Capacity versus packed size
Portable kettles trade capacity for portability. A 0.5-litre kettle boils enough for one or two cups; a 1-litre model handles a small group but packs bigger. Collapsible designs win on packed size, while rigid mini kettles feel sturdier. Think about how many cups you actually need at once and how much room you are willing to give up in your bag.
Boil speed
Speed follows power. A dual-voltage mains kettle on a normal socket boils in a few minutes; a 12V car kettle can take half an hour or more; and many USB or battery units only ever reach hot, not boiling. None of these will match a full-power home kettle, so set expectations by the power source rather than the brand's marketing.

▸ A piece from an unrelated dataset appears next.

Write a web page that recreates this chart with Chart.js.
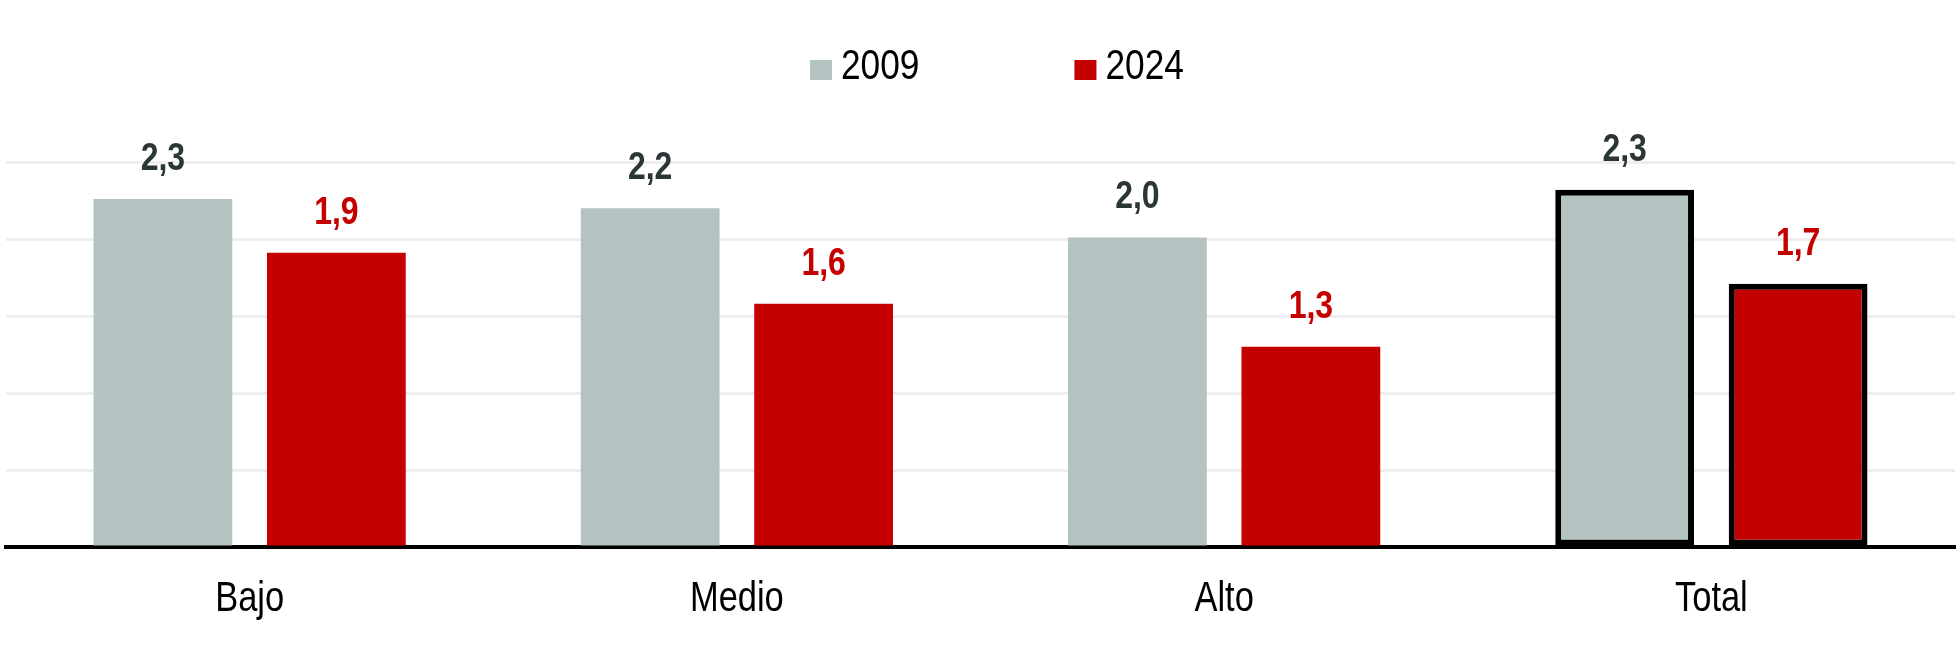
<!DOCTYPE html>
<html>
<head>
<meta charset="utf-8">
<script src="https://cdn.jsdelivr.net/npm/chart.js@4.4.1/dist/chart.umd.min.js"></script>
<style>
  html, body { margin: 0; padding: 0; background: #fff; }
  #wrap { width: 1958px; height: 654px; position: relative; }
</style>
</head>
<body>
<div id="wrap"><canvas id="chart"></canvas></div>
<script>
const categories = ['Bajo', 'Medio', 'Alto', 'Total'];
const seriesNames = ['2009', '2024'];
const values2009 = [2.26, 2.2, 2.01, 2.32];
const values2024 = [1.91, 1.58, 1.3, 1.71];
const yTicks = [0, 0.5, 1, 1.5, 2, 2.5];

const GREY = '#b3c3c1';
const RED = '#c40000';
const FONT = '"Liberation Sans", Arial, sans-serif';
const NARROW = 0.82; // no narrow face installed, squeeze the regular one

// total bars get a thick black outline
const outline = categories.map(c => c === 'Total' ? 6 : 0);

function narrowText(ctx, txt, x, y, font, color, align) {
  ctx.save();
  ctx.font = font;
  ctx.fillStyle = color;
  ctx.textAlign = align || 'center';
  ctx.textBaseline = 'alphabetic';
  ctx.translate(x, y);
  ctx.scale(NARROW, 1);
  ctx.fillText(txt, 0, 0);
  const w = ctx.measureText(txt).width * NARROW;
  ctx.restore();
  return w;
}

const valueLabels = {
  id: 'valueLabels',
  afterDatasetsDraw(chart) {
    const ctx = chart.ctx;
    chart.data.datasets.forEach((ds, i) => {
      chart.getDatasetMeta(i).data.forEach((bar, j) => {
        const txt = ds.data[j].toFixed(1).replace('.', ',');
        narrowText(ctx, txt, bar.x, bar.y - 29, 'bold 39px ' + FONT, ds.labelColor);
      });
    });
    // category names under the axis
    const xs = chart.scales.x;
    categories.forEach((c, i) => {
      narrowText(ctx, c, xs.getPixelForValue(i), xs.bottom + 64, '42px ' + FONT, '#000');
    });
  }
};

const topLegend = {
  id: 'topLegend',
  afterDraw(chart) {
    const ctx = chart.ctx;
    let x = 810;
    chart.data.datasets.forEach(ds => {
      ctx.fillStyle = ds.backgroundColor;
      ctx.fillRect(x, 60, 22, 20);
      const w = narrowText(ctx, ds.label, x + 31, 79, '43px ' + FONT, '#000', 'left');
      x += 31 + w + 155;
    });
  }
};

new Chart(document.getElementById('chart'), {
  type: 'bar',
  data: {
    labels: categories,
    datasets: [
      {
        label: seriesNames[0],
        data: values2009,
        backgroundColor: GREY,
        labelColor: '#2b3637',
        borderColor: '#000',
        borderWidth: outline,
        borderSkipped: false
      }, {
        label: seriesNames[1],
        data: values2024,
        backgroundColor: RED,
        labelColor: RED,
        borderColor: '#000',
        borderWidth: outline,
        borderSkipped: false
      }
    ]
  },
  options: {
    responsive: true,
    maintainAspectRatio: false,
    animation: false,
    categoryPercentage: 0.712,
    barPercentage: 0.8,
    layout: { padding: { left: 6, right: 3, top: 162, bottom: 107 } },
    plugins: {
      legend: { display: false },
      tooltip: { enabled: false }
    },
    scales: {
      x: {
        grid: { display: false, drawTicks: false },
        border: { display: true, color: '#000', width: 4 },
        ticks: { display: false }
      },
      y: {
        min: 0,
        max: 2.5,
        afterBuildTicks(axis) {
          axis.ticks = yTicks.map(v => ({ value: v }));
        },
        border: { display: false },
        grid: {
          drawTicks: false,
          lineWidth: 3,
          color: c => c.tick.value === 0 ? 'rgba(0,0,0,0)' : '#eeeeee'
        },
        ticks: { display: false }
      }
    }
  },
  plugins: [valueLabels, topLegend]
});
</script>
</body>
</html>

Safety: auto shut-off and boil-dry protection
Two features matter most away from home. Automatic shut-off turns the kettle off when the water boils, and boil-dry protection cuts power if it is switched on empty or runs low — both guard against overheating in an unfamiliar room. Look for these plus a stable, non-slip base and a cool-touch or well-insulated handle, especially for small kettles that are easy to knock.
Materials
Bodies come in plastic (lightest and cheapest), stainless steel (more durable, and keeps the taste neutral), glass (clear but fragile for travel), and food-grade silicone (for the collapsible ones). If a hot-plastic taste bothers you, favour stainless or glass where the water contacts metal or the element directly. Whatever the material, a well-sealing lid keeps hot water from leaking in transit.
Included cups and adapters
Many travel kettle kits bundle nesting cups, spoons, a storage bag, and occasionally a plug adapter, turning the kettle into a ready-to-go brewing kit. That is genuinely useful if you travel light, but check what is actually included: a bundled adapter may only fit certain regions, and extra cups add pack size. Buy the accessories you will use rather than paying for a bundle you will not.
Matching a kettle to your trip
The easiest way to choose is to start from where you will be standing when you want hot water. Staying in hotels and crossing borders points to a dual-voltage mini or collapsible kettle. Living out of a car points to a 12V kettle, ideally topped up with an insulated flask so you are not waiting on the road. Backpacking and camping favour a flask filled from a camp stove, or a small brewer paired with whatever heat source you already carry. Desk and office use is happy with a compact mains kettle, though a countertop water boiler may suit a shared space better.
One clarification worth making: a travel kettle is not the same tool as a precision brewing kettle. If your goal is a controlled, thin-stream pour for pour-over coffee rather than portability, that is a different piece of gear — our guide to gooseneck kettles for pour-over covers those. Portable kettles are built to boil water anywhere, not to pour it precisely.
A quick word on cost
Across the category, simple mini electric kettles and insulated flasks sit at the affordable end, collapsible silicone kettles and car kettles land in the middle, and battery or rechargeable models tend to cost the most for the least boiling power. Spending more is usually about build quality, dual-voltage reliability, and safety features rather than dramatically faster boiling — the physics of small, low-draw devices limits speed regardless of price.
The bottom line
A portable travel kettle is one of those small purchases that quietly improves every trip, turning a hotel kettle you do not trust or a socket that does not exist into a reliable cup of coffee or tea. Decide first where your power will come from, insist on dual voltage if you travel internationally, and prioritise auto shut-off and boil-dry safety over gadgetry. Get those basics right and the rest — capacity, cups, colour — is simply personal taste.